• [SOURCE MATERIAL]:

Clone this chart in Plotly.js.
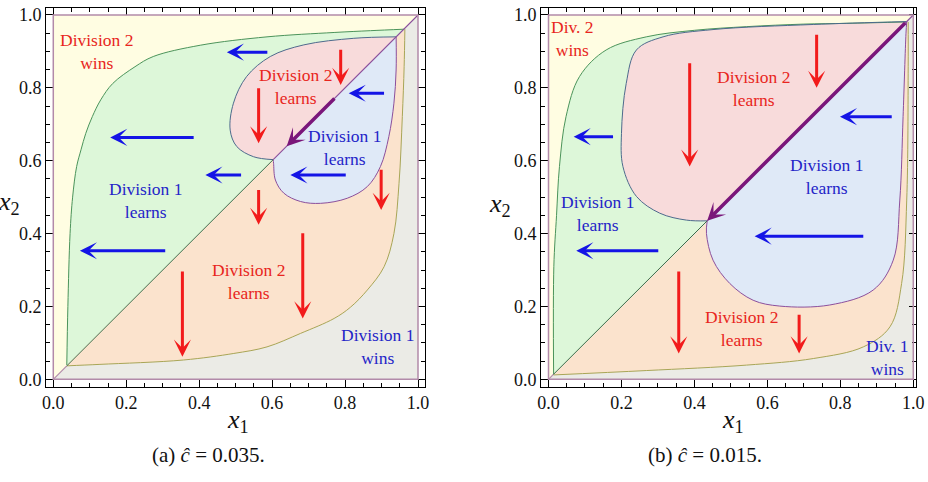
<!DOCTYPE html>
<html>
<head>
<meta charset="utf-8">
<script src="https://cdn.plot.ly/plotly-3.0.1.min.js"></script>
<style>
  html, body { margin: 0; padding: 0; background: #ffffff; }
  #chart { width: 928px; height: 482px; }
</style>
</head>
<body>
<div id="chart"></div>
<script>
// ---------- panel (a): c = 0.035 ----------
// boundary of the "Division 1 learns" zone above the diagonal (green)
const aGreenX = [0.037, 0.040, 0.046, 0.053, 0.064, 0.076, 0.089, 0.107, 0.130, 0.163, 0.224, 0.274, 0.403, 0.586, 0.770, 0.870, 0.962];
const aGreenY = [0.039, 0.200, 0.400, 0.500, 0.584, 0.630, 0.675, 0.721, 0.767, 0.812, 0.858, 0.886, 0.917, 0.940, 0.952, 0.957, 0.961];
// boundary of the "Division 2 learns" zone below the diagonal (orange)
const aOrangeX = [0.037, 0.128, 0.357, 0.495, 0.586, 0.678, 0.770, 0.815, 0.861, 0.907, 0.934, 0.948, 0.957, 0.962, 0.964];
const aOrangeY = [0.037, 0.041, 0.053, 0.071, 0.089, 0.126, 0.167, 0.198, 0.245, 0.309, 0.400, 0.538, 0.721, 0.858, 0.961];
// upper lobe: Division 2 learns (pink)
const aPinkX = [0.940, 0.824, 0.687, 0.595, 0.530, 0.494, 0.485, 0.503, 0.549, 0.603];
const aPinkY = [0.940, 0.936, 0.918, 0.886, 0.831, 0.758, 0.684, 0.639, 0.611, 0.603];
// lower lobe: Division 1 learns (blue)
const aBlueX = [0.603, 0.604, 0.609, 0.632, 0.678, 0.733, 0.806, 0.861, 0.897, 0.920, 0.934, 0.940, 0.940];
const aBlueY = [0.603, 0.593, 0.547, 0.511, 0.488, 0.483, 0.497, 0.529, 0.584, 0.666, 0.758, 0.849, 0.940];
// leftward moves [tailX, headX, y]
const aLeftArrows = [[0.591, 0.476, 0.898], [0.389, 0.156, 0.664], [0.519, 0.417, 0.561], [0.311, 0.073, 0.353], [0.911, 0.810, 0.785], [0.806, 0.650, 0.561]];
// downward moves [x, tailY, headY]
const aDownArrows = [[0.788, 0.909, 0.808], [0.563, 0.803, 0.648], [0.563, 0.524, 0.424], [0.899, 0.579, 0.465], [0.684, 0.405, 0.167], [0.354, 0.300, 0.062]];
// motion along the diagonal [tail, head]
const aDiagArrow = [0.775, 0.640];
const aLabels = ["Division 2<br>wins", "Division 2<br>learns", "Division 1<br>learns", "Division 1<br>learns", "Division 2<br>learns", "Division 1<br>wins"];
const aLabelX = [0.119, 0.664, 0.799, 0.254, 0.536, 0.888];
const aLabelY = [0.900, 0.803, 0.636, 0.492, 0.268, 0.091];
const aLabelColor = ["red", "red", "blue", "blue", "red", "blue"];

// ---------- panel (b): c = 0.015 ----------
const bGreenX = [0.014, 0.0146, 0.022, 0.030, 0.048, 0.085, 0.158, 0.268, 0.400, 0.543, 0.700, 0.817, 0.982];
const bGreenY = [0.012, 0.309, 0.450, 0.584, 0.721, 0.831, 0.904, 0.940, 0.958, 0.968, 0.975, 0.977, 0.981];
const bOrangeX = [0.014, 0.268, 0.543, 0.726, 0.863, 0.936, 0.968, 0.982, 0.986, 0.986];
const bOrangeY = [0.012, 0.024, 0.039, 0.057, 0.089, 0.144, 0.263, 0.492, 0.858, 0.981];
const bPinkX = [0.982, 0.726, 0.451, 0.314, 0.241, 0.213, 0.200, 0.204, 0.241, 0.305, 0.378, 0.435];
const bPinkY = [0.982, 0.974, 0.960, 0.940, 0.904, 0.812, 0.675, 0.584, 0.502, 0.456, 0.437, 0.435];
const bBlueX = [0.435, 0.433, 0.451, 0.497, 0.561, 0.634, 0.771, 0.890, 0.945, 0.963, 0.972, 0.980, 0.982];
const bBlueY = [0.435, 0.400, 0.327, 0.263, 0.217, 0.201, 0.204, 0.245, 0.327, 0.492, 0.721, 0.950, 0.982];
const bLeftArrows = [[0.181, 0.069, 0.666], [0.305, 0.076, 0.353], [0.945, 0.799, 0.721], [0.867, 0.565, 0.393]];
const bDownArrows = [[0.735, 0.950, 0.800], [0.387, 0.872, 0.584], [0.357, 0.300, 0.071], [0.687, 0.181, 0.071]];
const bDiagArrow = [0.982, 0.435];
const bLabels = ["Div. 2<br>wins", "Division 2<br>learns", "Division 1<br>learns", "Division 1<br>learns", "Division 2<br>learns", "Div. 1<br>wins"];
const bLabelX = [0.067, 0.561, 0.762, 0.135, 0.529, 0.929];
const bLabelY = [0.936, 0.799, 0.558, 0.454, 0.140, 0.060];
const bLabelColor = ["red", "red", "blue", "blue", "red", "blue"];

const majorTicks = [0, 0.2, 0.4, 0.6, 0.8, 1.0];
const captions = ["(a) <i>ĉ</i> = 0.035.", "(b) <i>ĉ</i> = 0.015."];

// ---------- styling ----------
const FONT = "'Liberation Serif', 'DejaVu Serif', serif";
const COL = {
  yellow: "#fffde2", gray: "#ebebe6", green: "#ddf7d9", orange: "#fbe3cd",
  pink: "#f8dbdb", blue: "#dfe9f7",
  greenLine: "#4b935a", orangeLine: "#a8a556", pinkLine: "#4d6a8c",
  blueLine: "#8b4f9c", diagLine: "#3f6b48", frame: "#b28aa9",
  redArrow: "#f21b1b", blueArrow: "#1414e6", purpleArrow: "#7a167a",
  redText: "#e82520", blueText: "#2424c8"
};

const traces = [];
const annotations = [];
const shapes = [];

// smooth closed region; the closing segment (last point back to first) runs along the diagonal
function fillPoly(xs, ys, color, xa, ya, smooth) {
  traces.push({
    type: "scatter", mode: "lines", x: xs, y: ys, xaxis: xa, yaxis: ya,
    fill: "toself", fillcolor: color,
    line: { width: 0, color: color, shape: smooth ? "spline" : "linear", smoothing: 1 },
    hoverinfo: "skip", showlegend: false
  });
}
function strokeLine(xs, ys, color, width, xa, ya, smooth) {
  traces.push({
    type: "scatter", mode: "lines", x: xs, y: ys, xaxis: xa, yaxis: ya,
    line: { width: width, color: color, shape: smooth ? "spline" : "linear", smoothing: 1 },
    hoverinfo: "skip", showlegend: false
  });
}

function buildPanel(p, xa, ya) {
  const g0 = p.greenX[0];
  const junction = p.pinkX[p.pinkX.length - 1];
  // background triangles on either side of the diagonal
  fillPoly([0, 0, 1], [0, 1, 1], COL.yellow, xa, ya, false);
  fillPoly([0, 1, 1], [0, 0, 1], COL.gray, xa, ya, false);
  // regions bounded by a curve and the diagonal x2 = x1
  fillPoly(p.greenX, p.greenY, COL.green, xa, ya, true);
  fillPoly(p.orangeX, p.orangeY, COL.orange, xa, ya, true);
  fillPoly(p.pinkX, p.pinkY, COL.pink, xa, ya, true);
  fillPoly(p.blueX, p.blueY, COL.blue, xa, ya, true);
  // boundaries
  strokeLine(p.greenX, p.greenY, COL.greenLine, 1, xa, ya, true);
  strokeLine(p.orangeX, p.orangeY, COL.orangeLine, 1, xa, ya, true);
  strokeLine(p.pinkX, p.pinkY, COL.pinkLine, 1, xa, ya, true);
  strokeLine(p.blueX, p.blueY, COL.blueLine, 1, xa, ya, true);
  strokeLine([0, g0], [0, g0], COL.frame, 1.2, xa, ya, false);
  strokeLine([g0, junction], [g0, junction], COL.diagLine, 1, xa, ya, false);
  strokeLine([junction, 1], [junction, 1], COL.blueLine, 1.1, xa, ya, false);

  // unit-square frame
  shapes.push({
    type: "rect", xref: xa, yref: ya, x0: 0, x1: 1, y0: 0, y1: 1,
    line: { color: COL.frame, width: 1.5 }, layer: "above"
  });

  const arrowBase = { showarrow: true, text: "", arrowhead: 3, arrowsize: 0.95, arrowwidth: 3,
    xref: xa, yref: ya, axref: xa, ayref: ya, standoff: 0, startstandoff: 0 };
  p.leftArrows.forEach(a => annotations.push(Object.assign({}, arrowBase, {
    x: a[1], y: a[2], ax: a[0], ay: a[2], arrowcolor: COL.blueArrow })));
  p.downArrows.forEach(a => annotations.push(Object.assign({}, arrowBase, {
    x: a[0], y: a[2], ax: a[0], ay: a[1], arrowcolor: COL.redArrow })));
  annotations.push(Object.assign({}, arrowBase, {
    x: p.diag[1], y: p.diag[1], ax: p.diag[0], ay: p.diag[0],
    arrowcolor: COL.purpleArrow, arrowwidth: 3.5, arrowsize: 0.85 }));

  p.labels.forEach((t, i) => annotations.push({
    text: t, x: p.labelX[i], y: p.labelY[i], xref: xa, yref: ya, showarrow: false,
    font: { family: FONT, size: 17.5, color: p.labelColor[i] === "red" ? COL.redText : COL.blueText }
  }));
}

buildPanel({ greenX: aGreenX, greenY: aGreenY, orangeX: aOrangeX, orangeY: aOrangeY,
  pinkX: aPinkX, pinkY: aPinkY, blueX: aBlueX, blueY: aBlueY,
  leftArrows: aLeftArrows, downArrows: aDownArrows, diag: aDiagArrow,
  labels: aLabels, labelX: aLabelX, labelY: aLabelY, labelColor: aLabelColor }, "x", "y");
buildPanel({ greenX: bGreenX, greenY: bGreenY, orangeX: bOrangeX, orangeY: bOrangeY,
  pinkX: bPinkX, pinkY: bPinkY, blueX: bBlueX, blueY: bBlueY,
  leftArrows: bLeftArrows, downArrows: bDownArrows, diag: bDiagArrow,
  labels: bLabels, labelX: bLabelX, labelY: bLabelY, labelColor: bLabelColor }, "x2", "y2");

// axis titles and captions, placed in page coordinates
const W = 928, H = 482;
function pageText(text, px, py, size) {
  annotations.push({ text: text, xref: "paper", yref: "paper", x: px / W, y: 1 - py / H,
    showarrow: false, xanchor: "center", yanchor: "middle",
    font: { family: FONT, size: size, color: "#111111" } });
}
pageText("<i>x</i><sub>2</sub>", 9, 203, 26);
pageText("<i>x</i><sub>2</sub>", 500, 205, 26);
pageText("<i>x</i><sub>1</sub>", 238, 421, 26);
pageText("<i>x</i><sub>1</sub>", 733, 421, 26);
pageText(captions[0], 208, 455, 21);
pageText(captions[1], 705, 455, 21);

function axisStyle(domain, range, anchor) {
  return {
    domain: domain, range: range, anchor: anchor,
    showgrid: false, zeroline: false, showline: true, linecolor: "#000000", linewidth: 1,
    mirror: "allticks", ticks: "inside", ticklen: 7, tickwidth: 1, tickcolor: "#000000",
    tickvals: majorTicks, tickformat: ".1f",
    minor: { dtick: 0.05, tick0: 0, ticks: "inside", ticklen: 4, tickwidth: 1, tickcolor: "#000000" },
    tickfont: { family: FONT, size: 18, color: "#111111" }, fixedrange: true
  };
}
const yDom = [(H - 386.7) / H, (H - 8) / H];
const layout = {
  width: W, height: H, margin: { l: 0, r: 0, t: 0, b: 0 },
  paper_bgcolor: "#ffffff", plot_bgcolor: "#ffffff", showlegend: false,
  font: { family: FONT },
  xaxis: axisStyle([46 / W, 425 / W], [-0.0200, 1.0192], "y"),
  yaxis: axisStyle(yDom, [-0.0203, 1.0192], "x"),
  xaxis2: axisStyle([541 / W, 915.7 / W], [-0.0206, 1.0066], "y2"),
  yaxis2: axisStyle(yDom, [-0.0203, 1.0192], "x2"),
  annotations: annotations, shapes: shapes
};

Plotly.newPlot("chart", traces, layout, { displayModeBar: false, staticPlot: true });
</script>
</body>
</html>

• [WHAT IS REQUIRED]:
Copy each line of the listing that includes "chart".

• [OUTPUT OF THE TASK]:
Clone this chart in Plotly.js.
  #chart { width: 928px; height: 482px; }
<div id="chart"></div>
Plotly.newPlot("chart", traces, layout, { displayModeBar: false, staticPlot: true });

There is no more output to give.